▽

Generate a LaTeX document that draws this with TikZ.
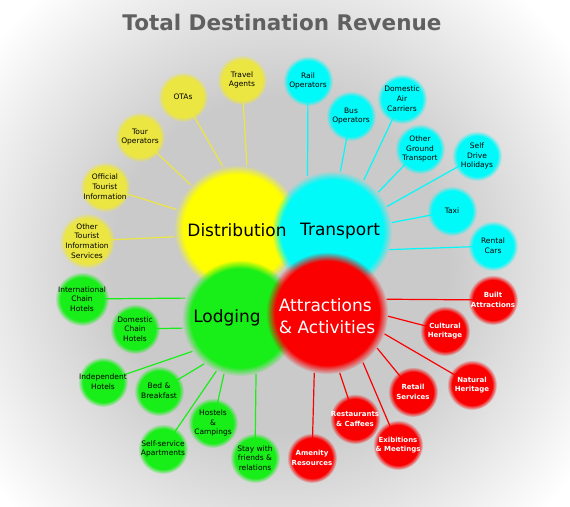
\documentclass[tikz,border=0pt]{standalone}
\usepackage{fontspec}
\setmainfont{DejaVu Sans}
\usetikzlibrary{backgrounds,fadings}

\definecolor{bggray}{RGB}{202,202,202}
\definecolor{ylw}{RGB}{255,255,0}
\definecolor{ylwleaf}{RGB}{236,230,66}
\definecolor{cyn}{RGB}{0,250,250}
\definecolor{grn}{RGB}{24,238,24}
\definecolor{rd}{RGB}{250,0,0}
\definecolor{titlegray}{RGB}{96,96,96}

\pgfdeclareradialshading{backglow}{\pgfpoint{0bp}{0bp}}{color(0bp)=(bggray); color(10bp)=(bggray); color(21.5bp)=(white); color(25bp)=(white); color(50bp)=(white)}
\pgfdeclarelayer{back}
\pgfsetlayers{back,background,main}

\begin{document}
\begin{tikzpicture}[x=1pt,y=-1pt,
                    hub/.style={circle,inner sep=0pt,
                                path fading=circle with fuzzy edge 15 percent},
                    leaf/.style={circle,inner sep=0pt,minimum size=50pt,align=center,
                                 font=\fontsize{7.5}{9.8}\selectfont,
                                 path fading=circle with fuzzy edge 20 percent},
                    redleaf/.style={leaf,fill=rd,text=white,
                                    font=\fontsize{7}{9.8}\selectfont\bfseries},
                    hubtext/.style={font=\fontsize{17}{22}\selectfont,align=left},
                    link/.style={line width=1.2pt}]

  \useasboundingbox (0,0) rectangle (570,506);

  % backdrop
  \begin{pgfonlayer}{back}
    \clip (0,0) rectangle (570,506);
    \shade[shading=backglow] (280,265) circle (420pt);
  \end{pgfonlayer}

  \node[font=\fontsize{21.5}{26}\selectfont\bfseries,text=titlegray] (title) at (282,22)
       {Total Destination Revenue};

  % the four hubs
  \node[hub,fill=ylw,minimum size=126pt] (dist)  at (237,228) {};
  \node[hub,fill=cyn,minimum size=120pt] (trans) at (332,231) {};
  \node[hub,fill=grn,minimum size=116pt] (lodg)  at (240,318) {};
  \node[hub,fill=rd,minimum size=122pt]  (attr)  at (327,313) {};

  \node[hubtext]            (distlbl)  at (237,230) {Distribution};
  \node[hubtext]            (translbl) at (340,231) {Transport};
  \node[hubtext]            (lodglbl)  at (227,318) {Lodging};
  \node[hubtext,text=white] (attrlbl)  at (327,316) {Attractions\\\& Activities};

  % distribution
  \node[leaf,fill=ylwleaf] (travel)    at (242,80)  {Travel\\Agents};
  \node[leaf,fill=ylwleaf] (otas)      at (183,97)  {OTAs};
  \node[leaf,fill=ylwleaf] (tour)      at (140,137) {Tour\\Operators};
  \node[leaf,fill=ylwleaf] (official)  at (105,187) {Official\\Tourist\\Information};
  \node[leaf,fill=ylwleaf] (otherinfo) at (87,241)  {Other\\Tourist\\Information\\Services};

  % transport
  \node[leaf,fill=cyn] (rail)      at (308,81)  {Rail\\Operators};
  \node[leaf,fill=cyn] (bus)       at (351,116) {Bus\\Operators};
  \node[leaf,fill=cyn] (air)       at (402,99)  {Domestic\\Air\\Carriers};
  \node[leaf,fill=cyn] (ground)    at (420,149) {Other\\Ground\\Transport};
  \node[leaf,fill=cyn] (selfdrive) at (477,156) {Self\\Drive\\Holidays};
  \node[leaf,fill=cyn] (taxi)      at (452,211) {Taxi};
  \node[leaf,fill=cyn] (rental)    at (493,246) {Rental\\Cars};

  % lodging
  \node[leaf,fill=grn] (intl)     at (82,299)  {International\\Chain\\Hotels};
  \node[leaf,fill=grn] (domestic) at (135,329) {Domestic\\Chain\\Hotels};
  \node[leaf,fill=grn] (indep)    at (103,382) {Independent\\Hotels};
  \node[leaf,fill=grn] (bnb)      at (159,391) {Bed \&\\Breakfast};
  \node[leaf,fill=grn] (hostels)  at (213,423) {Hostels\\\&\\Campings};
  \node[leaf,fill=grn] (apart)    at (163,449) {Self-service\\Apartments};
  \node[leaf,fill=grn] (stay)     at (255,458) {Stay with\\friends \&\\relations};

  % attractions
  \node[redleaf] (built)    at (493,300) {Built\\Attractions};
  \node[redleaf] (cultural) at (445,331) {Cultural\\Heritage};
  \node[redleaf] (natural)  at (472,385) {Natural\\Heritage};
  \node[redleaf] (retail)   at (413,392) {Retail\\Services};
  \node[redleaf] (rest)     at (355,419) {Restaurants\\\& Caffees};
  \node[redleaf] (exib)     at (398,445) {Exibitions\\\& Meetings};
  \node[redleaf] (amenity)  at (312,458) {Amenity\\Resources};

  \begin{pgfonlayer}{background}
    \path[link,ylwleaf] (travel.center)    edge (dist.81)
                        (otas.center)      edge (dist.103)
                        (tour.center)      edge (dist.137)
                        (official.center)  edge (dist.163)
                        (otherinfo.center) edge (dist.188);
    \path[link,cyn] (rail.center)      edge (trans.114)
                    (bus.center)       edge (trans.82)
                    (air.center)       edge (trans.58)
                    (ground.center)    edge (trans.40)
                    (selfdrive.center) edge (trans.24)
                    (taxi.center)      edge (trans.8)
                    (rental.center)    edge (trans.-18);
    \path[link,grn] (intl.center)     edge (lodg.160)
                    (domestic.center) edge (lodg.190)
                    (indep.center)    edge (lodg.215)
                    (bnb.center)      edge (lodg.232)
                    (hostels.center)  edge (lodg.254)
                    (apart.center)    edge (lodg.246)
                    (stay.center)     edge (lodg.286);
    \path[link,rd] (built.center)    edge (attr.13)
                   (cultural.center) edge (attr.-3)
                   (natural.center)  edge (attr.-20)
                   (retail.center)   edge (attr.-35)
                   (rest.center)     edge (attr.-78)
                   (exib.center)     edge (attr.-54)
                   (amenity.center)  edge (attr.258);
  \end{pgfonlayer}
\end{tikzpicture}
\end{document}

△

• **TASK INSTRUCTIONS**
Reproduce the data above in full, exactly as it is, with the pictures left out.

• **OUTPUT**
Generate a LaTeX document that draws this with TikZ.
\documentclass[tikz,border=0pt]{standalone}
\usepackage{fontspec}
\setmainfont{DejaVu Sans}
\usetikzlibrary{backgrounds,fadings}

\definecolor{bggray}{RGB}{202,202,202}
\definecolor{ylw}{RGB}{255,255,0}
\definecolor{ylwleaf}{RGB}{236,230,66}
\definecolor{cyn}{RGB}{0,250,250}
\definecolor{grn}{RGB}{24,238,24}
\definecolor{rd}{RGB}{250,0,0}
\definecolor{titlegray}{RGB}{96,96,96}

\pgfdeclareradialshading{backglow}{\pgfpoint{0bp}{0bp}}{color(0bp)=(bggray); color(10bp)=(bggray); color(21.5bp)=(white); color(25bp)=(white); color(50bp)=(white)}
\pgfdeclarelayer{back}
\pgfsetlayers{back,background,main}

\begin{document}
\begin{tikzpicture}[x=1pt,y=-1pt,
                    hub/.style={circle,inner sep=0pt,
                                path fading=circle with fuzzy edge 15 percent},
                    leaf/.style={circle,inner sep=0pt,minimum size=50pt,align=center,
                                 font=\fontsize{7.5}{9.8}\selectfont,
                                 path fading=circle with fuzzy edge 20 percent},
                    redleaf/.style={leaf,fill=rd,text=white,
                                    font=\fontsize{7}{9.8}\selectfont\bfseries},
                    hubtext/.style={font=\fontsize{17}{22}\selectfont,align=left},
                    link/.style={line width=1.2pt}]

  \useasboundingbox (0,0) rectangle (570,506);

  % backdrop
  \begin{pgfonlayer}{back}
    \clip (0,0) rectangle (570,506);
    \shade[shading=backglow] (280,265) circle (420pt);
  \end{pgfonlayer}

  \node[font=\fontsize{21.5}{26}\selectfont\bfseries,text=titlegray] (title) at (282,22)
       {Total Destination Revenue};

  % the four hubs
  \node[hub,fill=ylw,minimum size=126pt] (dist)  at (237,228) {};
  \node[hub,fill=cyn,minimum size=120pt] (trans) at (332,231) {};
  \node[hub,fill=grn,minimum size=116pt] (lodg)  at (240,318) {};
  \node[hub,fill=rd,minimum size=122pt]  (attr)  at (327,313) {};

  \node[hubtext]            (distlbl)  at (237,230) {Distribution};
  \node[hubtext]            (translbl) at (340,231) {Transport};
  \node[hubtext]            (lodglbl)  at (227,318) {Lodging};
  \node[hubtext,text=white] (attrlbl)  at (327,316) {Attractions\\\& Activities};

  % distribution
  \node[leaf,fill=ylwleaf] (travel)    at (242,80)  {Travel\\Agents};
  \node[leaf,fill=ylwleaf] (otas)      at (183,97)  {OTAs};
  \node[leaf,fill=ylwleaf] (tour)      at (140,137) {Tour\\Operators};
  \node[leaf,fill=ylwleaf] (official)  at (105,187) {Official\\Tourist\\Information};
  \node[leaf,fill=ylwleaf] (otherinfo) at (87,241)  {Other\\Tourist\\Information\\Services};

  % transport
  \node[leaf,fill=cyn] (rail)      at (308,81)  {Rail\\Operators};
  \node[leaf,fill=cyn] (bus)       at (351,116) {Bus\\Operators};
  \node[leaf,fill=cyn] (air)       at (402,99)  {Domestic\\Air\\Carriers};
  \node[leaf,fill=cyn] (ground)    at (420,149) {Other\\Ground\\Transport};
  \node[leaf,fill=cyn] (selfdrive) at (477,156) {Self\\Drive\\Holidays};
  \node[leaf,fill=cyn] (taxi)      at (452,211) {Taxi};
  \node[leaf,fill=cyn] (rental)    at (493,246) {Rental\\Cars};

  % lodging
  \node[leaf,fill=grn] (intl)     at (82,299)  {International\\Chain\\Hotels};
  \node[leaf,fill=grn] (domestic) at (135,329) {Domestic\\Chain\\Hotels};
  \node[leaf,fill=grn] (indep)    at (103,382) {Independent\\Hotels};
  \node[leaf,fill=grn] (bnb)      at (159,391) {Bed \&\\Breakfast};
  \node[leaf,fill=grn] (hostels)  at (213,423) {Hostels\\\&\\Campings};
  \node[leaf,fill=grn] (apart)    at (163,449) {Self-service\\Apartments};
  \node[leaf,fill=grn] (stay)     at (255,458) {Stay with\\friends \&\\relations};

  % attractions
  \node[redleaf] (built)    at (493,300) {Built\\Attractions};
  \node[redleaf] (cultural) at (445,331) {Cultural\\Heritage};
  \node[redleaf] (natural)  at (472,385) {Natural\\Heritage};
  \node[redleaf] (retail)   at (413,392) {Retail\\Services};
  \node[redleaf] (rest)     at (355,419) {Restaurants\\\& Caffees};
  \node[redleaf] (exib)     at (398,445) {Exibitions\\\& Meetings};
  \node[redleaf] (amenity)  at (312,458) {Amenity\\Resources};

  \begin{pgfonlayer}{background}
    \path[link,ylwleaf] (travel.center)    edge (dist.81)
                        (otas.center)      edge (dist.103)
                        (tour.center)      edge (dist.137)
                        (official.center)  edge (dist.163)
                        (otherinfo.center) edge (dist.188);
    \path[link,cyn] (rail.center)      edge (trans.114)
                    (bus.center)       edge (trans.82)
                    (air.center)       edge (trans.58)
                    (ground.center)    edge (trans.40)
                    (selfdrive.center) edge (trans.24)
                    (taxi.center)      edge (trans.8)
                    (rental.center)    edge (trans.-18);
    \path[link,grn] (intl.center)     edge (lodg.160)
                    (domestic.center) edge (lodg.190)
                    (indep.center)    edge (lodg.215)
                    (bnb.center)      edge (lodg.232)
                    (hostels.center)  edge (lodg.254)
                    (apart.center)    edge (lodg.246)
                    (stay.center)     edge (lodg.286);
    \path[link,rd] (built.center)    edge (attr.13)
                   (cultural.center) edge (attr.-3)
                   (natural.center)  edge (attr.-20)
                   (retail.center)   edge (attr.-35)
                   (rest.center)     edge (attr.-78)
                   (exib.center)     edge (attr.-54)
                   (amenity.center)  edge (attr.258);
  \end{pgfonlayer}
\end{tikzpicture}
\end{document}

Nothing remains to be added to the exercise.